WHERE: Robert Paine Scripps Forum for Science, Society, and the Environment (Scripps Seaside Forum), a new complex at the south end of the Scripps Oceanography campus; 8610 Kennel Way, just north of El Paseo Grande in La Jolla.
BACKGROUND: The ocean has been a feature of Earth’s surface for at least 4 billion of the past 4.5 billion years, and has provided the primary environment for the evolution of microbes that drive the biogeochemical cycles on Earth. Over this long period of time, the ocean has witnessed extreme changes, ranging from complete coverage with ice to extensive periods when there was no ice at all; periods of extraordinary extinction of animal life, to periods of dramatic evolutionary radiation of animals.
Throughout all of Earth’s history, the ocean has served as the primary backbone of life on the planet and core metabolic processes have been successfully transferred across vast stretches of geological time. Humans, in contrast, evolved only about 200,000 years ago and in that short period of time have come to successfully outcompete and plunder many of Earth’s living resources. Over the past 100 years in particular humans have increasingly altered the ocean.
“While human impacts will surely alter ecosystem functions, the core metabolism of the ocean will go on,” said Falkowski. “Rather, ironically, humans are the fragile species that will lose capabilities of using the ocean as a source of food and novel molecules. Our future is intimately tied to that of the ocean. We have to begin viewing the oceans as a key component of the earth system; one that we cannot live without.”
The Revelle Lecture was created by the Ocean Studies Board to honor former Scripps Oceanography Director Roger Revelle for his contributions to ocean sciences and his dedication to making scientific knowledge available to policymakers. Falkowski’s presentation is the second Revelle Lecture given on both the West and East Coasts. Falkowski also gave this presentation on March 17 at the Smithsonian National Museum of Natural History in Washington, D.C.

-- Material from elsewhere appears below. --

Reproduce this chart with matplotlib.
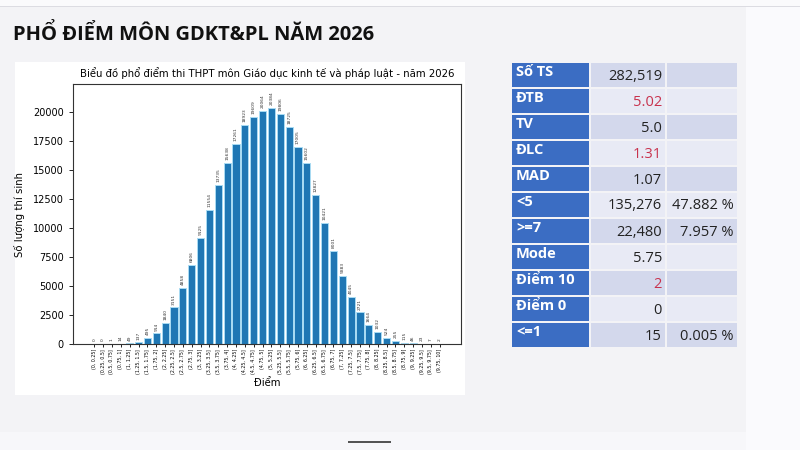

Roger Revelle (1909-1991) was director of Scripps Oceanography from 1951 to 1964. He was one of the nation’s most prominent oceanographers, a pioneer of climate change research and a world leader in the application of science and technology to help solve problems in developing countries. Long associated with the University of California, Revelle’s vision and energies led to the establishment of the UC San Diego campus in 1960.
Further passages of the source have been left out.